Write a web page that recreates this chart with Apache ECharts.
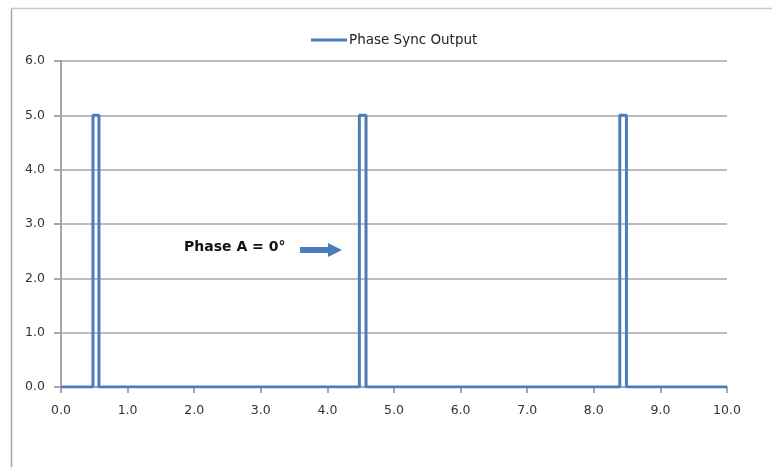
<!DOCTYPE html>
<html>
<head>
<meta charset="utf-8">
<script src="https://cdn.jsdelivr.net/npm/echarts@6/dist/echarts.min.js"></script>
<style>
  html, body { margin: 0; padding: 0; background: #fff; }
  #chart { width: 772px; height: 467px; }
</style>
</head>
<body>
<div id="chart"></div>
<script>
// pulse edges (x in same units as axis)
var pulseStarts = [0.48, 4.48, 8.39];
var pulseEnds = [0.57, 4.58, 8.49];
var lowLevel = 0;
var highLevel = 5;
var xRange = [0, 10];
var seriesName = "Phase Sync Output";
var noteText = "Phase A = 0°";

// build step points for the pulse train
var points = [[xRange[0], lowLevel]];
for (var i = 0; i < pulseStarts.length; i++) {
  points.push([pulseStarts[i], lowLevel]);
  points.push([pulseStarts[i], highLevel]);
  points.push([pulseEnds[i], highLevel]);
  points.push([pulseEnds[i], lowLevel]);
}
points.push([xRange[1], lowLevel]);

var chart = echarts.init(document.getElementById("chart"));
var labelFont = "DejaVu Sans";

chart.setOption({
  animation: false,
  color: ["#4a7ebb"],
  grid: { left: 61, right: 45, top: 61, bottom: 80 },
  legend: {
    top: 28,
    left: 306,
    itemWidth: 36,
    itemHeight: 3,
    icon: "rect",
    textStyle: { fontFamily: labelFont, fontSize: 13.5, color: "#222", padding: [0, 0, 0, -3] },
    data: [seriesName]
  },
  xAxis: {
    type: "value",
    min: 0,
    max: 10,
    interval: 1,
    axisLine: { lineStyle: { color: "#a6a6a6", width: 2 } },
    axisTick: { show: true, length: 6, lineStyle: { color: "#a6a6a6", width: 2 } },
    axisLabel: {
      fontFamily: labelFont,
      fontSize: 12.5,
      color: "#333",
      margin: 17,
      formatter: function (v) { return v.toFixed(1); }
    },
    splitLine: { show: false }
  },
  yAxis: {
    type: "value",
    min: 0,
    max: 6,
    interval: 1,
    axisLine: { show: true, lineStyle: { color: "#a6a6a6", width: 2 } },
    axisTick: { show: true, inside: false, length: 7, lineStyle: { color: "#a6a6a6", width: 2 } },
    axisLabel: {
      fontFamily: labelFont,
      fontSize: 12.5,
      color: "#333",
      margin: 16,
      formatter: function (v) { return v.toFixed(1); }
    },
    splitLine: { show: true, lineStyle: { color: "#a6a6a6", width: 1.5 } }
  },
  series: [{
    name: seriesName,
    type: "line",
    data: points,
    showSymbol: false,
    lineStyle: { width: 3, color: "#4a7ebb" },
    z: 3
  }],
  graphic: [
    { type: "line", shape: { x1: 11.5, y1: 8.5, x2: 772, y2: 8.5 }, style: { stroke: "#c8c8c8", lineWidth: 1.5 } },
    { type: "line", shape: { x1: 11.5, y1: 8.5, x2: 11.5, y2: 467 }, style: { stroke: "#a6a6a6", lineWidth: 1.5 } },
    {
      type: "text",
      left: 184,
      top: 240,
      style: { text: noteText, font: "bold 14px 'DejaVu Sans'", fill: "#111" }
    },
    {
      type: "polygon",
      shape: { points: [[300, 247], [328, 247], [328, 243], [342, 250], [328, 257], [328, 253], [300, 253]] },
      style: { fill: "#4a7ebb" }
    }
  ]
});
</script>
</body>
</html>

☆ ☆ ☆ ☆ ☆ ☆ ☆

**Task directions:**
Extract all the data above exactly, excluding every picture.

**Solution for this task:**
Write a web page that recreates this chart with Apache ECharts.
<!DOCTYPE html>
<html>
<head>
<meta charset="utf-8">
<script src="https://cdn.jsdelivr.net/npm/echarts@6/dist/echarts.min.js"></script>
<style>
  html, body { margin: 0; padding: 0; background: #fff; }
  #chart { width: 772px; height: 467px; }
</style>
</head>
<body>
<div id="chart"></div>
<script>
// pulse edges (x in same units as axis)
var pulseStarts = [0.48, 4.48, 8.39];
var pulseEnds = [0.57, 4.58, 8.49];
var lowLevel = 0;
var highLevel = 5;
var xRange = [0, 10];
var seriesName = "Phase Sync Output";
var noteText = "Phase A = 0°";

// build step points for the pulse train
var points = [[xRange[0], lowLevel]];
for (var i = 0; i < pulseStarts.length; i++) {
  points.push([pulseStarts[i], lowLevel]);
  points.push([pulseStarts[i], highLevel]);
  points.push([pulseEnds[i], highLevel]);
  points.push([pulseEnds[i], lowLevel]);
}
points.push([xRange[1], lowLevel]);

var chart = echarts.init(document.getElementById("chart"));
var labelFont = "DejaVu Sans";

chart.setOption({
  animation: false,
  color: ["#4a7ebb"],
  grid: { left: 61, right: 45, top: 61, bottom: 80 },
  legend: {
    top: 28,
    left: 306,
    itemWidth: 36,
    itemHeight: 3,
    icon: "rect",
    textStyle: { fontFamily: labelFont, fontSize: 13.5, color: "#222", padding: [0, 0, 0, -3] },
    data: [seriesName]
  },
  xAxis: {
    type: "value",
    min: 0,
    max: 10,
    interval: 1,
    axisLine: { lineStyle: { color: "#a6a6a6", width: 2 } },
    axisTick: { show: true, length: 6, lineStyle: { color: "#a6a6a6", width: 2 } },
    axisLabel: {
      fontFamily: labelFont,
      fontSize: 12.5,
      color: "#333",
      margin: 17,
      formatter: function (v) { return v.toFixed(1); }
    },
    splitLine: { show: false }
  },
  yAxis: {
    type: "value",
    min: 0,
    max: 6,
    interval: 1,
    axisLine: { show: true, lineStyle: { color: "#a6a6a6", width: 2 } },
    axisTick: { show: true, inside: false, length: 7, lineStyle: { color: "#a6a6a6", width: 2 } },
    axisLabel: {
      fontFamily: labelFont,
      fontSize: 12.5,
      color: "#333",
      margin: 16,
      formatter: function (v) { return v.toFixed(1); }
    },
    splitLine: { show: true, lineStyle: { color: "#a6a6a6", width: 1.5 } }
  },
  series: [{
    name: seriesName,
    type: "line",
    data: points,
    showSymbol: false,
    lineStyle: { width: 3, color: "#4a7ebb" },
    z: 3
  }],
  graphic: [
    { type: "line", shape: { x1: 11.5, y1: 8.5, x2: 772, y2: 8.5 }, style: { stroke: "#c8c8c8", lineWidth: 1.5 } },
    { type: "line", shape: { x1: 11.5, y1: 8.5, x2: 11.5, y2: 467 }, style: { stroke: "#a6a6a6", lineWidth: 1.5 } },
    {
      type: "text",
      left: 184,
      top: 240,
      style: { text: noteText, font: "bold 14px 'DejaVu Sans'", fill: "#111" }
    },
    {
      type: "polygon",
      shape: { points: [[300, 247], [328, 247], [328, 243], [342, 250], [328, 257], [328, 253], [300, 253]] },
      style: { fill: "#4a7ebb" }
    }
  ]
});
</script>
</body>
</html>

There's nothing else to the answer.